Like many of the best VPN services, Snowflake helps those living under strict internet restrictions to bypass online censorship.
However, as Tor explains in a blog post (opens in new tab): “Unlike VPNs, you do not need to install a separate application to connect to a Snowflake proxy and bypass censorship. It is usually a circumvention feature embedded within existing apps.”
Powered by a mixture of proxy technology and WebRTC protocol, Snowflake masks users’ internet activities making them appear as if they’re using the web for a regular video or voice call. It then automatically assigns ephemeral Tor Bridges to grant access to blocked sites to whoever needs it.
At the same time, it secures users’ privacy and anonymity so that authorities won’t be able to know if and when someone manages to elude their online restrictions.
Tor Bridges, already available on the Brave browser since last September, are volunteer-run relay software aiming to help people access Tor in case of blockage.
Essentially, they give users an alternative point of access to the Onion routing.
To enable the feature on the Brave Browser, you should head on the Settings menu and tap on the Privacy and Security tab.

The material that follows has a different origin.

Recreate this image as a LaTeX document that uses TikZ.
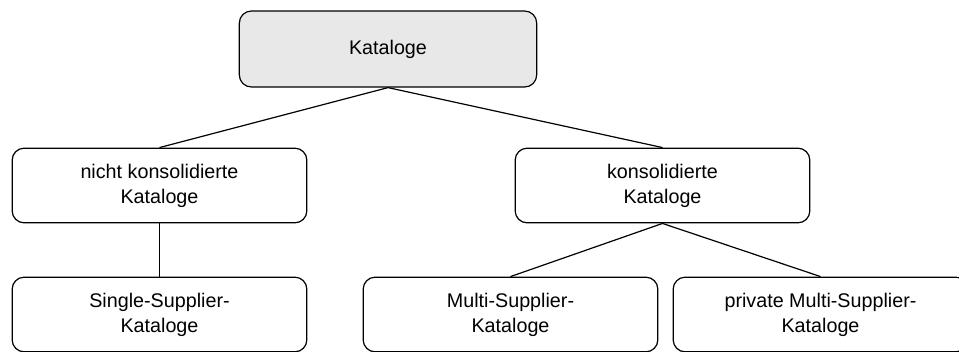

Click on the Tor Windows to select or manually add an active built-in Bridge.
Snowflake represents the natural evolution to this. In fact, anyone willing to help others to access Tor can now enable the browser extension on a selected Tor Bridge by simply switching on the option.
This means that users’ devices aren’t just acting as the middleman between an external computer and the Tor site. They also allow the flow of encrypted messages between Snowflake-running and the other computers inside the Tor network.
While everyone can do their part to help people worldwide accessing Tor at ease, it is worth noting that the Snowflake’s feature doesn’t work for users living in countries where Tor is censored and/or accessing the internet via their school or workplace firewall.